**GOAL:**
Retype, exactly as they stand, the lines from the start of the data to the line that contains "DOS_LEVEL = 0.98", both ends included. Leave the pictures out.
>> start GIVEN DATA
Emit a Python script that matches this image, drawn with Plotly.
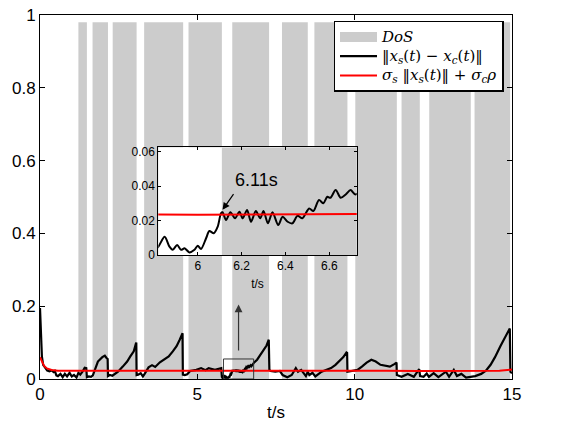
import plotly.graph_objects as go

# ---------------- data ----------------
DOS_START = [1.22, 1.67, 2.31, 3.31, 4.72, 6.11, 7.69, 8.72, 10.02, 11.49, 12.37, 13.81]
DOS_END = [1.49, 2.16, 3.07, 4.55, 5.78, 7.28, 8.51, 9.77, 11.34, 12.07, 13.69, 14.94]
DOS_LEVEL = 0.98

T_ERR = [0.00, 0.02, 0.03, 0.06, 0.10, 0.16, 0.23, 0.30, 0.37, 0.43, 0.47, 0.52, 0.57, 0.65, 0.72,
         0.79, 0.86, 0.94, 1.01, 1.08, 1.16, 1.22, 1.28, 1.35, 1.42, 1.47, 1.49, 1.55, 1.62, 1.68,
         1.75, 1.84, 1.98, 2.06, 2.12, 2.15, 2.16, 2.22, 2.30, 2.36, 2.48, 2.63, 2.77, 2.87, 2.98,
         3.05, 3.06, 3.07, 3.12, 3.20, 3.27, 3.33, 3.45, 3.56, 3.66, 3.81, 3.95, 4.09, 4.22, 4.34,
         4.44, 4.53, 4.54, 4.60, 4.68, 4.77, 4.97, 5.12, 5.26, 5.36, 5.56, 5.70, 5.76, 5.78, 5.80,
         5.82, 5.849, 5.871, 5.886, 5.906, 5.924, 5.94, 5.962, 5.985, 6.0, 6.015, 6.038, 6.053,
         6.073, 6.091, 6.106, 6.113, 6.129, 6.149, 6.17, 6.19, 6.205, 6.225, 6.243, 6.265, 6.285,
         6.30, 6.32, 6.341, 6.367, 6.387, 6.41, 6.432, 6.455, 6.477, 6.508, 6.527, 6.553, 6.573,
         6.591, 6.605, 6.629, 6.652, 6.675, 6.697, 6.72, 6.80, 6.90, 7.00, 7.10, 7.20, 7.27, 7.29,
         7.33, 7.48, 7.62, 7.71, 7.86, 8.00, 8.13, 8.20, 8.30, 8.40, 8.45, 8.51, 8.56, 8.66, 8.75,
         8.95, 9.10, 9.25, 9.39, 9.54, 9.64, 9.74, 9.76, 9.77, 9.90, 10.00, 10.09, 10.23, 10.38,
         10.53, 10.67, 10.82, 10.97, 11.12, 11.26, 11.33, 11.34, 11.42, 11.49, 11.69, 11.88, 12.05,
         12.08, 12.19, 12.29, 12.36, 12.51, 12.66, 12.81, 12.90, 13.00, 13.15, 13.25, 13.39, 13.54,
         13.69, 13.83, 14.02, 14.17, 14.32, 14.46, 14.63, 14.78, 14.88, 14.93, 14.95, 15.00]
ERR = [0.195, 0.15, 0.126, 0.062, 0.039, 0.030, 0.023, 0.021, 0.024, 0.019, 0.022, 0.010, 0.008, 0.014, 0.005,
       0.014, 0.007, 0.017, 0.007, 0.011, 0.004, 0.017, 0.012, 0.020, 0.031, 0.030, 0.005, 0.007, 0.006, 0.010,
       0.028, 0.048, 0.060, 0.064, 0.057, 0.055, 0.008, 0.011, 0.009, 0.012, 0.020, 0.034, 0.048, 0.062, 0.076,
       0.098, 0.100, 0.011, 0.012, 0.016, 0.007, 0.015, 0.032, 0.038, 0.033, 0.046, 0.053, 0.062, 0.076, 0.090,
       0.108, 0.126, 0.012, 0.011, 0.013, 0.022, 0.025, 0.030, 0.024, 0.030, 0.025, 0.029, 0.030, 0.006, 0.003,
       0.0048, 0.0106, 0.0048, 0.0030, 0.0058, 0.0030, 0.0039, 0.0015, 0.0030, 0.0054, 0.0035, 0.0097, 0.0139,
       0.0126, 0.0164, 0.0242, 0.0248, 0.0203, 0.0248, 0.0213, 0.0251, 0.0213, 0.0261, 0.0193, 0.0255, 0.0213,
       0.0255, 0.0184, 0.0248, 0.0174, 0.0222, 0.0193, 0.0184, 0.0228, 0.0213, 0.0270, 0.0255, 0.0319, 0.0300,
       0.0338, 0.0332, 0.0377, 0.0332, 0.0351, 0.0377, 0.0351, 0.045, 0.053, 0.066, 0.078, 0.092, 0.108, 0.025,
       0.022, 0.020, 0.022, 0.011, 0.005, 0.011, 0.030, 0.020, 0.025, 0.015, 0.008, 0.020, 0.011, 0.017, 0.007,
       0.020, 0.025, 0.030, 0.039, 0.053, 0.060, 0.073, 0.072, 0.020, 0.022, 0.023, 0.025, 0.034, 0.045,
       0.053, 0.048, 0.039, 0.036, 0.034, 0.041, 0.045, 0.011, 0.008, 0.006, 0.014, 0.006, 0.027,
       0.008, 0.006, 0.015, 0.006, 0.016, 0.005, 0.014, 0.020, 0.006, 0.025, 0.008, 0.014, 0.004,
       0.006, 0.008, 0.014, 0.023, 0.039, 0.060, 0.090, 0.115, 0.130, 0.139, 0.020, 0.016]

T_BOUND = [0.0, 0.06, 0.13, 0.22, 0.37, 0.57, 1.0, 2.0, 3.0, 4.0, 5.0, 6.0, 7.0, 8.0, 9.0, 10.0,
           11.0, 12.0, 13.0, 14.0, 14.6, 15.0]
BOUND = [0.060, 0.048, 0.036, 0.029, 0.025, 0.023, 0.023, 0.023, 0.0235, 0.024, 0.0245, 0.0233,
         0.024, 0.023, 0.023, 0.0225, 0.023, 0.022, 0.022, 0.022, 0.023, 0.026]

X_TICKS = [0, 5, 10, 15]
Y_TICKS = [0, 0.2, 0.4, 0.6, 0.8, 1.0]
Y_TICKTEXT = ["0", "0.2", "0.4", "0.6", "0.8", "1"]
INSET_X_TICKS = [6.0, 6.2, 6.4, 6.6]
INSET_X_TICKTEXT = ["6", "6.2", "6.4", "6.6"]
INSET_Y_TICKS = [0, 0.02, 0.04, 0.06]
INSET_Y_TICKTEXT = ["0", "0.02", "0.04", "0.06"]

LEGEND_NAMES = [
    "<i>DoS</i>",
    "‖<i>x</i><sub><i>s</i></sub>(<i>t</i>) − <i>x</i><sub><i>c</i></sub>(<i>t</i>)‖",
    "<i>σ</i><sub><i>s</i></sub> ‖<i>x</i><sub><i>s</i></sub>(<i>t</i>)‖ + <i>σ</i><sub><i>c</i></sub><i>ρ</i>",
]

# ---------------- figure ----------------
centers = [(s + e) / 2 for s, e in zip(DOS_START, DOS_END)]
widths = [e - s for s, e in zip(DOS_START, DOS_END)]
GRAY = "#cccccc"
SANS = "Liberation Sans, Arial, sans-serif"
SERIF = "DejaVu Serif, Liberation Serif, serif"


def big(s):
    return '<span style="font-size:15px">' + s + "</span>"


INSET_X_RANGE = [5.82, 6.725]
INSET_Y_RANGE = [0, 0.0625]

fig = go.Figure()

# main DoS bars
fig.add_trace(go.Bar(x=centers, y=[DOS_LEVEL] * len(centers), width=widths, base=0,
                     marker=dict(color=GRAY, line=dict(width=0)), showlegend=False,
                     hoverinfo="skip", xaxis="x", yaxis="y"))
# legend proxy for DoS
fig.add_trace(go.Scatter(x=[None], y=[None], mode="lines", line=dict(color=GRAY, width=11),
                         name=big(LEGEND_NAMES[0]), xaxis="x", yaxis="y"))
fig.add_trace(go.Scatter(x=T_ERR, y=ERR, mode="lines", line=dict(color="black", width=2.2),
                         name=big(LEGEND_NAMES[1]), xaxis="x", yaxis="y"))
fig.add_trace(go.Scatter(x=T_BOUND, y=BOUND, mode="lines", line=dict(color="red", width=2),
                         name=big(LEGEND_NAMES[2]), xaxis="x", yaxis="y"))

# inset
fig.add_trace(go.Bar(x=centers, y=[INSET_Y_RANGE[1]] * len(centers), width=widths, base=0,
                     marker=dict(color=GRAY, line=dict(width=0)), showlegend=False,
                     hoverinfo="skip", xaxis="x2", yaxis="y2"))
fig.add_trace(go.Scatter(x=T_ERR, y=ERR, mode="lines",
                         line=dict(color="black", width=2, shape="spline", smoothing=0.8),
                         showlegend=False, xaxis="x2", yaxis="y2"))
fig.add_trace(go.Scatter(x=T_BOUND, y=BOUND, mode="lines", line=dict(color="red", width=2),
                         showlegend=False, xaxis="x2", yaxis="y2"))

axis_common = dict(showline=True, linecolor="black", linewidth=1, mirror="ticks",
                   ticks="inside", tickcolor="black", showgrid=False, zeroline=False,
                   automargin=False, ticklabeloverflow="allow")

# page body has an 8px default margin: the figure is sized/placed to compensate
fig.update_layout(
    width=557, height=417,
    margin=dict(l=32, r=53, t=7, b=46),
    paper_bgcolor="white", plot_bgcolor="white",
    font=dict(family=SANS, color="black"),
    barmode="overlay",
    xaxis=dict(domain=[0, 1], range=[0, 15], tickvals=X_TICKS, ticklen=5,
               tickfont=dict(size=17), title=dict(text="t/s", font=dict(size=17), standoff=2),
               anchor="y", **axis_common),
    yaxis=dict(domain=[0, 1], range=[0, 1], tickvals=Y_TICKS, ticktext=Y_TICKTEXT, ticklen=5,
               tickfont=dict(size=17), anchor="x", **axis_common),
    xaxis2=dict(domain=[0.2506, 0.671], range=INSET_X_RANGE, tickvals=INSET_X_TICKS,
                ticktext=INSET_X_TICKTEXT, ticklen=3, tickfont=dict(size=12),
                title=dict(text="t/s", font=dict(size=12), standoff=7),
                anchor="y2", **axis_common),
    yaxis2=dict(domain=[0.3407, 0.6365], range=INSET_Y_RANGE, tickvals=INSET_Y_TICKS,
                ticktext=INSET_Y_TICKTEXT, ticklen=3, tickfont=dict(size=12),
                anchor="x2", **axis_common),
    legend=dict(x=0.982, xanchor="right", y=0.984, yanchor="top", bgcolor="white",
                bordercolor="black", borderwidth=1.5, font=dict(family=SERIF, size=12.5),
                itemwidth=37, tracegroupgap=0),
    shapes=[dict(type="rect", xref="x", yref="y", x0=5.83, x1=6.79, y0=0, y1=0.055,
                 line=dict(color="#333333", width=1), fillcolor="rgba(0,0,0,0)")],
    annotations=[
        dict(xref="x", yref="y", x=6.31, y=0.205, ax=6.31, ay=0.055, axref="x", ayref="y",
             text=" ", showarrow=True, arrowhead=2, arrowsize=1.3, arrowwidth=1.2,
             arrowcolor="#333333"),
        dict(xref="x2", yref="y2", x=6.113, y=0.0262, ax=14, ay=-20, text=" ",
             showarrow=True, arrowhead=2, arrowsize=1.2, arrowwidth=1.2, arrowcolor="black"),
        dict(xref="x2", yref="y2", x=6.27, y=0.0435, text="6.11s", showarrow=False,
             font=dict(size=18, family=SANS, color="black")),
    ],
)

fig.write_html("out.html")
>> end GIVEN DATA
**EXPECTED ANSWER:**
Emit a Python script that matches this image, drawn with Plotly.
import plotly.graph_objects as go

# ---------------- data ----------------
DOS_START = [1.22, 1.67, 2.31, 3.31, 4.72, 6.11, 7.69, 8.72, 10.02, 11.49, 12.37, 13.81]
DOS_END = [1.49, 2.16, 3.07, 4.55, 5.78, 7.28, 8.51, 9.77, 11.34, 12.07, 13.69, 14.94]
DOS_LEVEL = 0.98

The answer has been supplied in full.